Sonntagnachmittag war immer Andacht mit Christenlehre in der Kirche angesagt. Spielte dann der SV Kelz im Heimspiel, konnten wir Jungen nicht hingehen. Besuch der Andacht war “Pflicht“ und wurde von den Eltern “überwacht“. Bei “wichtigen Spielen“ baten die Messdiener Pfarrer Scheer, die Andacht ohne Christenlehre zu halten. Wenn er gut gelaunt war, willigte er ein. Was machten wir Kinder, wenn der tägliche Unterricht zu Ende war? Es wurde gekneggelt, mit Murmeln spielen. Vorwiegend auf dem Weg zur Kirche zwischen der alten Schule und dem Haus der Geschwister Steffens. Den Geschwistern missfiel die Lautstärke vor ihrem Haus. Um Abhilfe zu schaffen, gossen sie in die Kuhlen (kleine Erdvertiefungen), die zum Kneggeln gebraucht wurden, Jauche oder Urin, das brachte den Geschwistern den Namen “Pisspöttchen“ ein. Ihr Haus war im Krieg stark beschädigt aber wieder aufgebaut worden. Das Dach bekam eine Blecheindeckung. Wenn die Dorfjugend abends durch das Dorf zog, hieß es, wir gehen “Pisspöttchens“ ärgern. Den Namen hatten sie nun mal weg. Wir warfen mit Steinen auf das Blechdach, dass es nur so schepperte. Vergeblich versuchten sie stets die “Übeltäter“ zu ermitteln. Das gleiche “Ritual“vollzogen auch die Messdiener Sonntags vor der Andacht. Sie verschwanden danach immer schnell in der Sakristei. Eines Sonntags hatte sich einer der Geschwister hinter eine Tanne, die am Kriegerdenkmal stand, gestellt und beobachtet, wie die Messdiener, nach einem Steinwurf auf ihr Dach in der Sakristei verschwanden. Die Geschwister erzählten alles Pfarrer Scheer. Der schimpfte lautstark während der Andacht von der Kanzel herab mit den Messdienern und den Jugendlichen. Seitdem hat er keine Andacht mehr ohne Christenlehre gehalten.

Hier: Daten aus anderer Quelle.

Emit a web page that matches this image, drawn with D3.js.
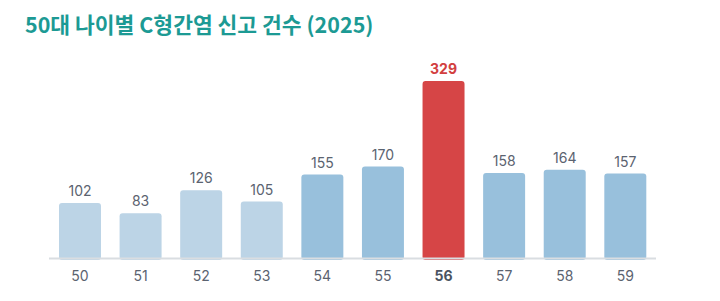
<!DOCTYPE html>
<html>
<head>
<meta charset="utf-8">
<script src="https://cdn.jsdelivr.net/npm/d3@7"></script>
<style>
  body { margin: 0; background: #fff; }
  svg { display: block; }
</style>
</head>
<body>
<svg id="chart" width="720" height="301" viewBox="0 0 720 301"></svg>
<script>
// data
const ages = ["50", "51", "52", "53", "54", "55", "56", "57", "58", "59"];
const counts = [102, 83, 126, 105, 155, 170, 329, 158, 164, 157];
const tone = ["light", "light", "light", "light", "mid", "mid", "peak", "mid", "mid", "mid"];
const title = "50대 나이별 C형간염 신고 건수 (2025)";

const svg = d3.select("#chart");
const width = parseInt(svg.attr("viewBox").split(' ')[2]);
const height = parseInt(svg.attr("viewBox").split(' ')[3]);

const colors = { light: "#bcd4e6", mid: "#98c0dc", peak: "#d64546" };

// title
svg.append("text")
    .attr("x", 25)
    .attr("y", 33)
    .attr("fill", "#1c9a94")
    .attr("font-family", "'Noto Sans CJK KR', 'Noto Sans', sans-serif")
    .attr("font-weight", 700)
    .attr("font-size", 21.5)
    .text(title);

const baseY = 258;

// scales
const x = d3.scaleBand()
    .domain(ages)
    .range([49.7, 655.6])
    .paddingInner(0.307)
    .paddingOuter(0.1535);

const y = d3.scaleLinear()
    .domain([0, 329])
    .range([baseY, 81]);

const rows = ages.map((a, i) => ({ age: a, value: counts[i], tone: tone[i] }));

// bars
svg.append("g")
    .selectAll("rect")
    .data(rows)
    .enter()
    .append("rect")
    .attr("x", d => x(d.age))
    .attr("y", d => y(d.value))
    .attr("width", x.bandwidth())
    .attr("height", d => baseY - y(d.value) + 2)
    .attr("rx", 3)
    .attr("fill", d => colors[d.tone]);

// baseline
svg.append("line")
    .attr("x1", 49)
    .attr("x2", 656)
    .attr("y1", baseY + 0.5)
    .attr("y2", baseY + 0.5)
    .attr("stroke", "#d9dde1")
    .attr("stroke-width", 2);

// value labels
svg.append("g")
    .selectAll("text")
    .data(rows)
    .enter()
    .append("text")
    .attr("x", d => x(d.age) + x.bandwidth() / 2)
    .attr("y", d => y(d.value) - 7)
    .attr("text-anchor", "middle")
    .attr("font-family", "Inter, 'Noto Sans', sans-serif")
    .attr("font-size", 14)
    .attr("font-weight", d => d.tone === "peak" ? 700 : 400)
    .attr("fill", d => d.tone === "peak" ? "#d2403f" : "#5b6370")
    .text(d => d.value);

// x axis labels
const xAxis = d3.axisBottom(x).tickSize(0).tickPadding(0);
const ax = svg.append("g")
    .attr("transform", `translate(0, ${baseY})`)
    .call(xAxis);
ax.select(".domain").remove();
ax.selectAll("text")
    .attr("y", 23)
    .attr("dy", 0)
    .attr("font-family", "Inter, 'Noto Sans', sans-serif")
    .attr("font-size", 14)
    .attr("font-weight", d => d === "56" ? 700 : 400)
    .attr("fill", d => d === "56" ? "#4b5361" : "#5b6370");
</script>
</body>
</html>
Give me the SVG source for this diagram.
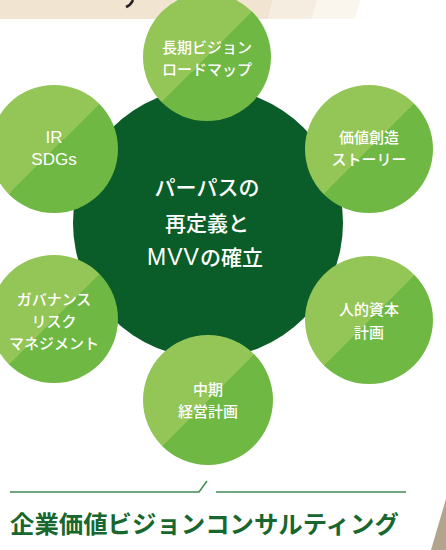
<svg xmlns="http://www.w3.org/2000/svg" width="446" height="550" viewBox="0 0 446 550">
<defs>
<style>
.sat text{font-family:"Noto Sans CJK JP","Noto Sans",sans-serif;font-size:15px;font-weight:500;fill:#ffffff;text-anchor:middle}
.core text{font-family:"Noto Sans CJK JP","Noto Sans",sans-serif;font-size:21px;font-weight:500;fill:#ffffff;text-anchor:middle}
.core .mvv{font-family:"Liberation Sans",sans-serif;font-size:23px;letter-spacing:1px}
.sat .lat{font-family:"Liberation Sans",sans-serif;font-size:17px;font-weight:400}
.title{font-family:"Noto Sans CJK JP","Noto Sans",sans-serif;font-size:24.4px;font-weight:700;fill:#17672f}
.rule{stroke:#3f8a55;stroke-width:1.5;fill:none}
</style>
<linearGradient id="split" x1="0" y1="0" x2="1" y2="1">
<stop offset="0.5" stop-color="#93c557"/>
<stop offset="0.5" stop-color="#6eb843"/>
</linearGradient>
</defs>
<rect width="446" height="550" fill="#ffffff"/>
<g id="band">
<polygon points="0,0 273,0 268,19 0,19" fill="#f1e5d1"/>
<polygon points="273,0 317,0 312,19 268,19" fill="#f5ede0"/>
<polygon points="317,0 360,0 355,19 312,19" fill="#faf6ee"/>
<path d="M133,0 Q131,5 126,7" stroke="#222" stroke-width="2.5" fill="none"/>
</g>
<polygon points="448,492 431,550 446,550" fill="#b3a48e"/>
<g id="core" class="core">
<circle cx="208" cy="223" r="135" fill="#0a5d28"/>
<text x="207" y="195">パーパスの</text>
<text x="207" y="231">再定義と</text>
<text x="205" y="265"><tspan class="mvv">MVV</tspan>の確立</text>
</g>
<g id="n-longterm" class="sat">
<circle cx="207" cy="57" r="64" fill="url(#split)"/>
<text x="207" y="53">長期ビジョン</text>
<text x="207" y="75">ロードマップ</text>
</g>
<g id="n-ir" class="sat">
<circle cx="54" cy="149" r="64" fill="url(#split)"/>
<text class="lat" x="54" y="143">IR</text>
<text class="lat" x="54" y="165">SDGs</text>
</g>
<g id="n-value" class="sat">
<circle cx="369" cy="149" r="64" fill="url(#split)"/>
<text x="369" y="143">価値創造</text>
<text x="369" y="165">ストーリー</text>
</g>
<g id="n-gov" class="sat">
<circle cx="54" cy="319" r="64" fill="url(#split)"/>
<text x="54" y="305">ガバナンス</text>
<text x="54" y="327">リスク</text>
<text x="54" y="349">マネジメント</text>
</g>
<g id="n-human" class="sat">
<circle cx="369" cy="320" r="64" fill="url(#split)"/>
<text x="369" y="315">人的資本</text>
<text x="369" y="338">計画</text>
</g>
<g id="n-mid" class="sat">
<circle cx="208" cy="400" r="65" fill="url(#split)"/>
<text x="208" y="395">中期</text>
<text x="208" y="417">経営計画</text>
</g>
<g id="connectors">
<path class="rule" d="M10,492 H199 L207,481"/>
<path class="rule" d="M216,492 H406"/>
</g>
<text class="title" x="10" y="533">企業価値ビジョンコンサルティング</text>
</svg>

Als Jugendliche zogen wir aber weiter durch das Dorf und machten unseren Schabernack. Wenn es dunkel wurde, leuchteten wir mit unseren Taschenlampen in die Hecken, ob da Spatzen saßen. Wir fingen sie und suchten nach einem offenen Küchenfenster. Ward eines ausgemacht, warfen wir einen Spatz hinein und hatten unsere Freude daran, wie der Spatz durch die Küche flog. Dies war der Anlass zu Willi Ostermanns Karnevalsschlager:“ Watt well die Mösch bei ons en dr Köch“. Konnten die so “Geschädigten“ die Übeltäter namhaft machen, ging die “Meldung“ an Lehrer Koch. Der kannte keine “Gnade“. Strafarbeit wurde auferlegt. Dies war so eine Sache. Schiefer vom Dach der Kirche war zur Schreibtafel umfunktioniert worden, da kaum Schreibpapier vorhanden war. Ich hatte natürlich auch oftmals Strafarbeit auf. Wir behandelten im Schulunterricht einen Zeitungsbericht, “die Ziege des Herrn Segoin“. Ich sollte den ganzen Bericht abschreiben. Das habe ich nicht gemacht. Anderntags musste ich nach vorne vor die Klasse treten und die Strafarbeit vorzeigen. Ich hatte sie einfach nicht gemacht. Lehrer Koch fragte, weshalb ich sie nicht gemacht habe? Die Antwort war: “Kein Papier Herr Lehrer“. Koch meinte, ich hätte ja auf Zeitungspapier schreiben können. Meine Antwort: Wir können uns zu Hause keine Zeitung leisten, deshalb auch kein Papier. Herr Koch kannte unsere familiäre und angespannte häusliche Lage. Weil ich ehrlich war, brauchte ich nur einen kleinen Abschnitt zu schreiben und die Strafarbeit war erledigt.
Nach der Währungsreform 1948 verbesserte sich die wirtschaftliche Lage, es gab fast alles zu kaufen. Auch Schulausflüge wurden gemacht, wie zum Beispiel nach Nideggen. Wir Kinder hatten unsere Freude daran. Schwer verständlich in der heutigen Zeit. Aber was hatte das Leben für uns damals übrig: “Fast nichts“. Schülerfußballmannschaften wurden ins “Leben“ gerufen. Wir spielten gegen Vettweiß, Gladbach oder Lüxheim. Ende 1948 wurde in Kelz am Ortsausgang nach Frauwüllesheim ein neues Schulgebäude errichtet. Hauptlehrer Koch hatte die große Hoffnung, den Schulentlass Jahrgang 1950 aus der neuen Schule zu entlassen. Der Wunsch konnte leider nicht erfüllt werden. Die Schule wurde mit einem Jahr Verspätung erst 1951 fertig. Somit entstand unser Entlassungsfoto zwischen den Nissenhütten, als Erinnerung an die Notschule.